▸ **Data shown**
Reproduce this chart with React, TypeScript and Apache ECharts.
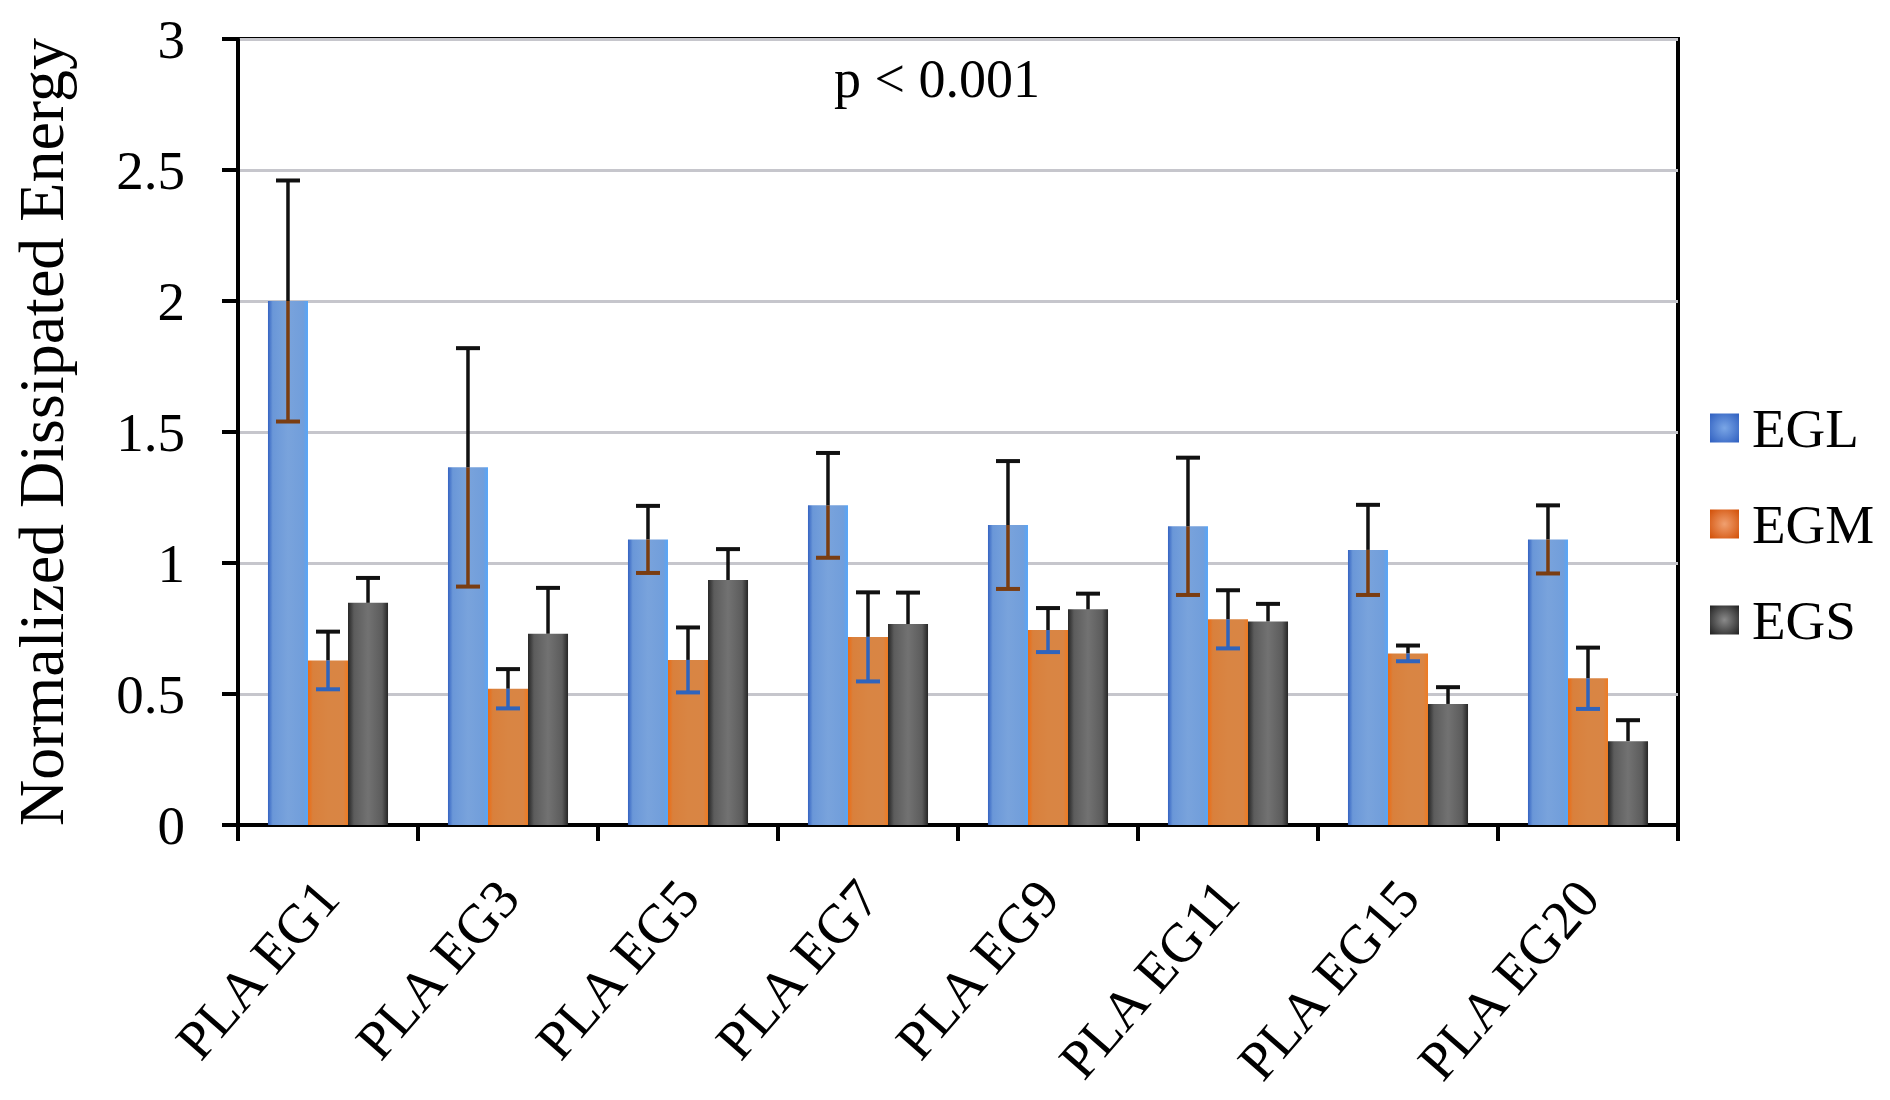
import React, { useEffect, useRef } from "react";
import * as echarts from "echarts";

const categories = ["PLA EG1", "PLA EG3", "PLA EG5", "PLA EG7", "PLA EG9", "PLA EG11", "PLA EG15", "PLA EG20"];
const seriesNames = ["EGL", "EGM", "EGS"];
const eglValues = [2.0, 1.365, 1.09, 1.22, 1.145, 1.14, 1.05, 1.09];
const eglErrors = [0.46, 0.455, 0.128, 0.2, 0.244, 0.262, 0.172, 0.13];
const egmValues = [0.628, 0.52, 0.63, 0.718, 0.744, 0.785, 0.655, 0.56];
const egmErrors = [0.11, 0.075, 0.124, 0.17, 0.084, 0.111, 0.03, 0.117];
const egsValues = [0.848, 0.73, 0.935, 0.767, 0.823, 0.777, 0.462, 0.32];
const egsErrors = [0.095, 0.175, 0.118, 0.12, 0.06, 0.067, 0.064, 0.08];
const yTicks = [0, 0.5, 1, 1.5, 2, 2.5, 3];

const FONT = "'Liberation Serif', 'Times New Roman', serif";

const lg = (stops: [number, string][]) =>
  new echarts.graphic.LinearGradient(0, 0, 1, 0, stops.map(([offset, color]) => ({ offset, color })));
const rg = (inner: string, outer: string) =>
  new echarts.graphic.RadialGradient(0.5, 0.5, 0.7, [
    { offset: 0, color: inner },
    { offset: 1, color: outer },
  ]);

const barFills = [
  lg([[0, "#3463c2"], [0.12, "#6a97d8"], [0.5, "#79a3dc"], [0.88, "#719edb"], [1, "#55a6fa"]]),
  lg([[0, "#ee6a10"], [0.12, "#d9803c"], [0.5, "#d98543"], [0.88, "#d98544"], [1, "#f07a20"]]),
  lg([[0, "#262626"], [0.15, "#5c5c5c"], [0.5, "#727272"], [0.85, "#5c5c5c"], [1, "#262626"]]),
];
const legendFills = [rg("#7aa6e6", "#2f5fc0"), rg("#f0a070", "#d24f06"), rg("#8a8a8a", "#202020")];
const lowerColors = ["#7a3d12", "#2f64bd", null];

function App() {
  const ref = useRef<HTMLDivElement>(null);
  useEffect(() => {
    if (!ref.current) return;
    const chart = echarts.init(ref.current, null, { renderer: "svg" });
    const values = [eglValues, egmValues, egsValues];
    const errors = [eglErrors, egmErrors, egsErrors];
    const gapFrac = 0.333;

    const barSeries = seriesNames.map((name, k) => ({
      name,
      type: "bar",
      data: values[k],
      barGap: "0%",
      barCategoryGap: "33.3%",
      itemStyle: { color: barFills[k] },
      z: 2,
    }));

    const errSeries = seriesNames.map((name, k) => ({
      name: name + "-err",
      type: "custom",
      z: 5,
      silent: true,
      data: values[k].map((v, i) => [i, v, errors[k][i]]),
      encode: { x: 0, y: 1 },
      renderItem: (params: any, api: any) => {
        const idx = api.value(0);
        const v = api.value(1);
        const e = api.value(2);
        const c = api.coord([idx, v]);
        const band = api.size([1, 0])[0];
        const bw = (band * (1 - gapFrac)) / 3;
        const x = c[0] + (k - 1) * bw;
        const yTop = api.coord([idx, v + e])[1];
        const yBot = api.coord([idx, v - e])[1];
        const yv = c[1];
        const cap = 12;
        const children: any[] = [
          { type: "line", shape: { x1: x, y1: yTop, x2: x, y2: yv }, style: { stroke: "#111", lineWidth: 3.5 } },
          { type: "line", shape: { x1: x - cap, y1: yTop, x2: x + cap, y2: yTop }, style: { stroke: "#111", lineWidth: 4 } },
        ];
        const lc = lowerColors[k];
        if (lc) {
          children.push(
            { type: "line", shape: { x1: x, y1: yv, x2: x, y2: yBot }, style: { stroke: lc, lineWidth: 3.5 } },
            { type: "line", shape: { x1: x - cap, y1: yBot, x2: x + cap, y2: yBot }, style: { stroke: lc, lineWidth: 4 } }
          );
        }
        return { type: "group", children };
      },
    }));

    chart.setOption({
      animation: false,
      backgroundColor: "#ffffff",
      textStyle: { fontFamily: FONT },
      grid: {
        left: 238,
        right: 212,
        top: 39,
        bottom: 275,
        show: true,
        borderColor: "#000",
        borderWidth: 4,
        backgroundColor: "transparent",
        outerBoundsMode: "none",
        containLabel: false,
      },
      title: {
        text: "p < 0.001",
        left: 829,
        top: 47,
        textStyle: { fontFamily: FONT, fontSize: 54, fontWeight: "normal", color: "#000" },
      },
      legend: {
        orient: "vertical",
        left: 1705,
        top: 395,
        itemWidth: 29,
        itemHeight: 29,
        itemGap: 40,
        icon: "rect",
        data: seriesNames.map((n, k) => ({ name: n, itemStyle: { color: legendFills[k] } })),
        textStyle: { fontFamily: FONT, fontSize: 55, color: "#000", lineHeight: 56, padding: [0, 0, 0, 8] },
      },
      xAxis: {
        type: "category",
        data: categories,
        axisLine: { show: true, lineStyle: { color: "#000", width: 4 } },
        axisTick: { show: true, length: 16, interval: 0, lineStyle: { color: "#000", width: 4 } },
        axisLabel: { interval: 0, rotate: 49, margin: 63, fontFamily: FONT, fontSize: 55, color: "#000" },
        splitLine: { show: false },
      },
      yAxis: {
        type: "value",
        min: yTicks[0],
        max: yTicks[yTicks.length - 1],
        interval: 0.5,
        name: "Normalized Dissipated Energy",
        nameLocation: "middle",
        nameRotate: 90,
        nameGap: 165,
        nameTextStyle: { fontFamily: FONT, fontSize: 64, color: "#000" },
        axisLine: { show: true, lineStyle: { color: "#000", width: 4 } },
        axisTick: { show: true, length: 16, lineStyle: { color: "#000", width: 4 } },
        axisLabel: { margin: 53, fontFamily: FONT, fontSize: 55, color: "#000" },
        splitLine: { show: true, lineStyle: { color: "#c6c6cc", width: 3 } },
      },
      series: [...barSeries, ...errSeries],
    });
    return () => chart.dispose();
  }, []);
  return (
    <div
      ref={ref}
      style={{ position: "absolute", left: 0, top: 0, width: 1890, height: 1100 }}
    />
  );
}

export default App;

▸ **What you need to do**
Reproduce the data word for word, excluding its pictures.

▸ **Correct output**
Reproduce this chart with React, TypeScript and Apache ECharts.
import React, { useEffect, useRef } from "react";
import * as echarts from "echarts";

const categories = ["PLA EG1", "PLA EG3", "PLA EG5", "PLA EG7", "PLA EG9", "PLA EG11", "PLA EG15", "PLA EG20"];
const seriesNames = ["EGL", "EGM", "EGS"];
const eglValues = [2.0, 1.365, 1.09, 1.22, 1.145, 1.14, 1.05, 1.09];
const eglErrors = [0.46, 0.455, 0.128, 0.2, 0.244, 0.262, 0.172, 0.13];
const egmValues = [0.628, 0.52, 0.63, 0.718, 0.744, 0.785, 0.655, 0.56];
const egmErrors = [0.11, 0.075, 0.124, 0.17, 0.084, 0.111, 0.03, 0.117];
const egsValues = [0.848, 0.73, 0.935, 0.767, 0.823, 0.777, 0.462, 0.32];
const egsErrors = [0.095, 0.175, 0.118, 0.12, 0.06, 0.067, 0.064, 0.08];
const yTicks = [0, 0.5, 1, 1.5, 2, 2.5, 3];

const FONT = "'Liberation Serif', 'Times New Roman', serif";

const lg = (stops: [number, string][]) =>
  new echarts.graphic.LinearGradient(0, 0, 1, 0, stops.map(([offset, color]) => ({ offset, color })));
const rg = (inner: string, outer: string) =>
  new echarts.graphic.RadialGradient(0.5, 0.5, 0.7, [
    { offset: 0, color: inner },
    { offset: 1, color: outer },
  ]);

const barFills = [
  lg([[0, "#3463c2"], [0.12, "#6a97d8"], [0.5, "#79a3dc"], [0.88, "#719edb"], [1, "#55a6fa"]]),
  lg([[0, "#ee6a10"], [0.12, "#d9803c"], [0.5, "#d98543"], [0.88, "#d98544"], [1, "#f07a20"]]),
  lg([[0, "#262626"], [0.15, "#5c5c5c"], [0.5, "#727272"], [0.85, "#5c5c5c"], [1, "#262626"]]),
];
const legendFills = [rg("#7aa6e6", "#2f5fc0"), rg("#f0a070", "#d24f06"), rg("#8a8a8a", "#202020")];
const lowerColors = ["#7a3d12", "#2f64bd", null];

function App() {
  const ref = useRef<HTMLDivElement>(null);
  useEffect(() => {
    if (!ref.current) return;
    const chart = echarts.init(ref.current, null, { renderer: "svg" });
    const values = [eglValues, egmValues, egsValues];
    const errors = [eglErrors, egmErrors, egsErrors];
    const gapFrac = 0.333;

    const barSeries = seriesNames.map((name, k) => ({
      name,
      type: "bar",
      data: values[k],
      barGap: "0%",
      barCategoryGap: "33.3%",
      itemStyle: { color: barFills[k] },
      z: 2,
    }));

    const errSeries = seriesNames.map((name, k) => ({
      name: name + "-err",
      type: "custom",
      z: 5,
      silent: true,
      data: values[k].map((v, i) => [i, v, errors[k][i]]),
      encode: { x: 0, y: 1 },
      renderItem: (params: any, api: any) => {
        const idx = api.value(0);
        const v = api.value(1);
        const e = api.value(2);
        const c = api.coord([idx, v]);
        const band = api.size([1, 0])[0];
        const bw = (band * (1 - gapFrac)) / 3;
        const x = c[0] + (k - 1) * bw;
        const yTop = api.coord([idx, v + e])[1];
        const yBot = api.coord([idx, v - e])[1];
        const yv = c[1];
        const cap = 12;
        const children: any[] = [
          { type: "line", shape: { x1: x, y1: yTop, x2: x, y2: yv }, style: { stroke: "#111", lineWidth: 3.5 } },
          { type: "line", shape: { x1: x - cap, y1: yTop, x2: x + cap, y2: yTop }, style: { stroke: "#111", lineWidth: 4 } },
        ];
        const lc = lowerColors[k];
        if (lc) {
          children.push(
            { type: "line", shape: { x1: x, y1: yv, x2: x, y2: yBot }, style: { stroke: lc, lineWidth: 3.5 } },
            { type: "line", shape: { x1: x - cap, y1: yBot, x2: x + cap, y2: yBot }, style: { stroke: lc, lineWidth: 4 } }
          );
        }
        return { type: "group", children };
      },
    }));

    chart.setOption({
      animation: false,
      backgroundColor: "#ffffff",
      textStyle: { fontFamily: FONT },
      grid: {
        left: 238,
        right: 212,
        top: 39,
        bottom: 275,
        show: true,
        borderColor: "#000",
        borderWidth: 4,
        backgroundColor: "transparent",
        outerBoundsMode: "none",
        containLabel: false,
      },
      title: {
        text: "p < 0.001",
        left: 829,
        top: 47,
        textStyle: { fontFamily: FONT, fontSize: 54, fontWeight: "normal", color: "#000" },
      },
      legend: {
        orient: "vertical",
        left: 1705,
        top: 395,
        itemWidth: 29,
        itemHeight: 29,
        itemGap: 40,
        icon: "rect",
        data: seriesNames.map((n, k) => ({ name: n, itemStyle: { color: legendFills[k] } })),
        textStyle: { fontFamily: FONT, fontSize: 55, color: "#000", lineHeight: 56, padding: [0, 0, 0, 8] },
      },
      xAxis: {
        type: "category",
        data: categories,
        axisLine: { show: true, lineStyle: { color: "#000", width: 4 } },
        axisTick: { show: true, length: 16, interval: 0, lineStyle: { color: "#000", width: 4 } },
        axisLabel: { interval: 0, rotate: 49, margin: 63, fontFamily: FONT, fontSize: 55, color: "#000" },
        splitLine: { show: false },
      },
      yAxis: {
        type: "value",
        min: yTicks[0],
        max: yTicks[yTicks.length - 1],
        interval: 0.5,
        name: "Normalized Dissipated Energy",
        nameLocation: "middle",
        nameRotate: 90,
        nameGap: 165,
        nameTextStyle: { fontFamily: FONT, fontSize: 64, color: "#000" },
        axisLine: { show: true, lineStyle: { color: "#000", width: 4 } },
        axisTick: { show: true, length: 16, lineStyle: { color: "#000", width: 4 } },
        axisLabel: { margin: 53, fontFamily: FONT, fontSize: 55, color: "#000" },
        splitLine: { show: true, lineStyle: { color: "#c6c6cc", width: 3 } },
      },
      series: [...barSeries, ...errSeries],
    });
    return () => chart.dispose();
  }, []);
  return (
    <div
      ref={ref}
      style={{ position: "absolute", left: 0, top: 0, width: 1890, height: 1100 }}
    />
  );
}

export default App;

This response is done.